As we know, Shah Jahan, who built the Taj Mahal in memory of his wife, Mumtaz Mahal, had a penchant for white marble so he destroyed some of the earlier buildings in the fort and replaced them with inlaid marble.
The impressive double walls are 20 m high and 2.5 km in circumference and contain a labyrinth of buildings, many of which are still used by the military so are not open to the general public.
The sole entry point today is the Amar Singh Gate. It used to be guarded by a crocodile-infested moat. Today, there are only a few monkeys.
We start with the huge red sandstone building of Jahangir’s Palace, probably built by Akbar for his son Jahangir. Its beautiful galleries are intricately carved. A huge bowl in front of the palace called Hauz_i-Jehangir, carved out of a single block of stone, was used for bathing.
Next is the Diwan-i-Am or Hall of Public Audiences, used by our friend Shah Jahan for domestic affairs. Inside is a throne room where the Emperor used to receive petitioners.
We walk up a small staircase into a large courtyard. On the left is the women’s mosque, Nagina Masjid or Gem Mosque, built by Shah Jahan in 1635.
Vivek takes us across the courtyard to the Diwan-i-Khas or Hall of Private Audiences, which was reserved for VIPs and is much more elaborate.
Next we come to Muasamman Burj, the octogonal white-marble tower and palace where Shah Jahan was imprisoned for eight years until his death in 1666. He could see the Taj Mahal from his marble balcony. We can just make it out in the distance.
Vivek points out the buffalo at the water’s edge and the washerwomen on the other side. I wonder whether the job is any easier with the Taj Mahal as a backdrop.
It’s getting hotter by the minute so we all agree that it’s time for lunch. Vivek takes us to Pinch of Spice, another typical Indian restaurant for foreigners. We opt for the buffet upstairs and stick with our usual vegetarian fare followed by yoghurt and instant coffee. Vivek offers to take somewhere else for a proper Italian espresso but when in Rome …
Outside, all the drivers are waiting for their sightseers, Rajendar among them. We still have the Baby Taj to visit before driving back to Delhi.

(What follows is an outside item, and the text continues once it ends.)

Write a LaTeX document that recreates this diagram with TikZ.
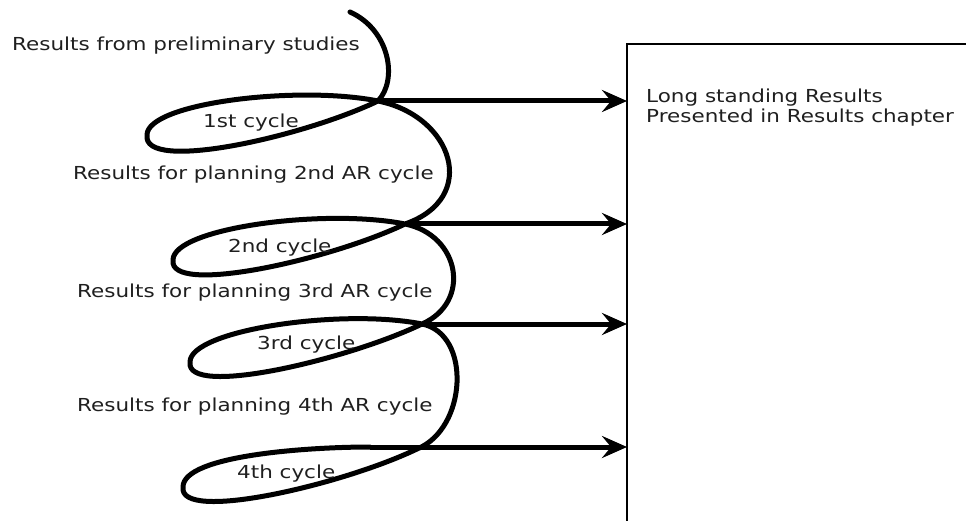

But first, Vivek explains, the Agra Marble Emporium wants us to go back again and check something. It turns out to be the height of the marble stand that will support the table. We promise to confirm once we get back home and can check our own tables.
Vivek then tells us that Rajendar will take us to the Baby Taj as we’re running out of time and his assignment is up. That’s fine by us – it is an extra after all and we can visit it on our own with a guide book. When we buy our tickets, the vendor wants to keep them, but Jean Michel insists on having them back as he knows that since it’s a public building, the tickets will be “recycled”.
It’s not really called the Baby Taj of course, but the tomb of I’timad-ud-Daulah. Also a Mughal mausoleum, it is sometimes described as a “practice” for the Taj Mahal. Built in 1622 to 1628 (twenty years before the Taj Mahal was completed), it is considered to be a transition between the first phase of monumental Mughal architecture with its red sandstone and marble decorations – an example we’ve already seen is Humayun’s Tomb in New Delhi – and the second phase, based on white marble and pietra dura inlay, exemplified by the Taj Mahal.
It was commissioned by Jahangir’s wife for her father, Mirza Ghiyas Beg, originally a Persian amir in exile. He was also the grandfather of Mumtaz Mahal for whom the Taj Mahal was built.
There are only a handful of visitors so we are able to enjoy the visit practically undisturbed. There is the same type of inlay work as the Taj Mahal, often more complex, depicting cypress trees, wine bottles, cut fruit and bouquets in vases. It is also sadly in need of renovation.
There are several buildings, all on a symmetrical pattern. The first combines red sandstone and inlay work while the second, along the river front, is made of white marble. There are small domed buildings on each side, with gardens in the process of being refurbished.
We feel it is a fitting end to our visit of Agra.
The next few hours are spent with Rajendar on a “real” motorway to New Delhi, the only one we’ve seen so far. There are not many cars and we see our first accident, no doubt due to the fact that the cars can go faster than usual. Rajendar continues to ask questions about France, always beginning with “Madam. In the France …” By the end of the trip, I feel I have learnt quite a lot about India just answering his queries!
We reach New Delhi late afternoon and are soon amid the usual boisterous traffic with people obviously on their way home from work.
When we reach the Greater Kalesh hotel, we are greeted like old friends! After all, it’s the third time we’ve been here in six weeks. We have been upgraded to a suite, which is appreciated even though some of the furnishings are a little worse for wear. We’re also on the other side of the hotel, away from the traffic, so it’s very quiet. We appreciate the complimentary bowl of fruit which means we don’t have to go outside our room for dinner.
Next morning, we have a leisurely breakfast and Rajendar takes us to the airport. Our flight home to Charles de Gaulle airport in Paris is uneventful. We make our way to the hotel pick-up point to take the coach to the Meridien where our car is waiting for us in the underground car park. Two and a half hours later, we are back in Blois. It’s 11 pm and 7°C, but the house is well heated. We are glad to be home but very, very satisfied with our visit of the Golden Triangle in India which went very smoothly thanks to our tour organisation Trinetra Tours and, in particular, our driver Rajendar. And our marble inlay table will serve as a permanent reminder.